Thursday, April 23, 2009
cinema obscura: Ted Brenner's "Run Home Slow" (1965)
A grindhouse original, but where to start?
First, an admission: I saw this film only once, when I was a kid. "Run Home Slow," the first and only film directed by Ted Brenner, had the distinction of playing on The Late, Late Show on a Philadelphia TV station at the exact same time as its opening in a Philly grindhouse.
That has to be a first.
I remember it - vaguely - as being either truly awful or truly visionary, in an Alejandro Jodorowsky sort of way. What I do recall clearly is the outlandish, quite insane lead performance of Mercedes McCambridge, doing her patented Mercedes McCambridge thing (read: a retread of her performances from Nicholas Ray's "Johnny Guitar" and George Stevens' "Giant") as a tough cow-woman bent on revenge.

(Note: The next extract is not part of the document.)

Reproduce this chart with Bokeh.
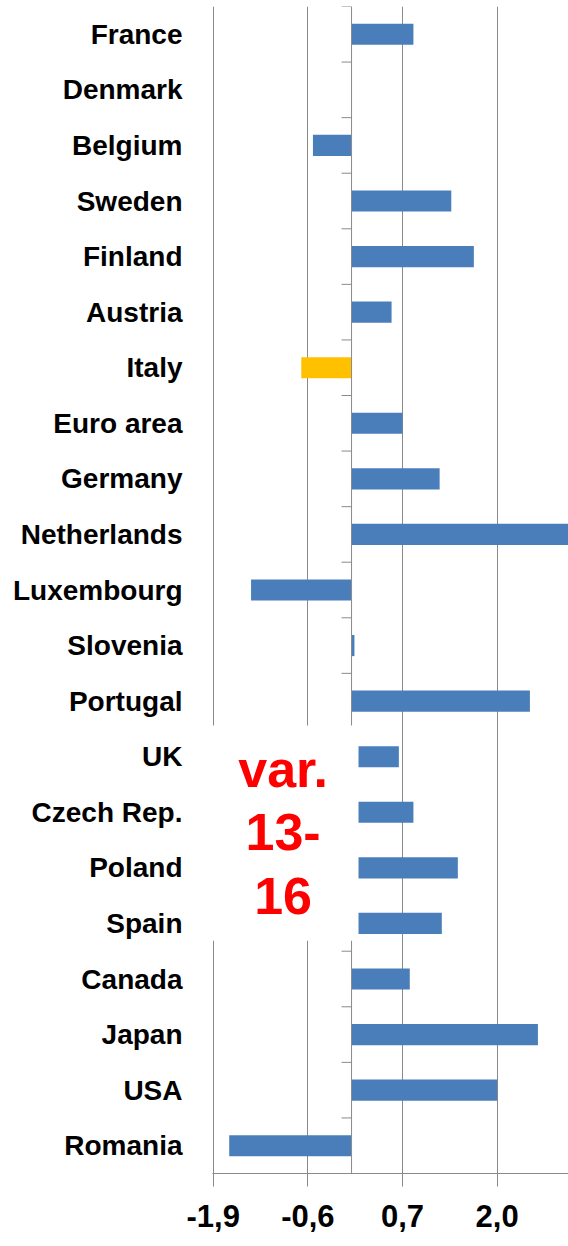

She plays Nell Hagan, the scary matriarch in a family of dim-witted men who are on a mindless quest to avenge the hanging death of their ruthless father. mcCambridge stumbles around here in a Method Actor daze, mouthing monologues of mysticism and in a way that's equally deranged and entertaining - and that prompts one to want to re-evaluate her admired performances as Emma Small (in "Guitar") and the curiously named Luz Benedict (in "Giant").
Linda Gaye Scott, a young starlet at the time and reportedly an heiress to the Scott Paper Company, is on hand as a Hagan cousin who gets cozy with Nell's two brothers (even though they are blood relatives) but is largely on hand to take Nell's driving abuse.
This is a midnight movie that never found its niche.
Shot in black and white in a truly creepy, shadowy style by Lewis Guinn and scored by Frank Zappa - yes, that Frank Zappa - "Run Home Slow" may not be good but, once seen, it is not easily forgotten.
I offer myself as testament of that. In fact, I'd like to see it again.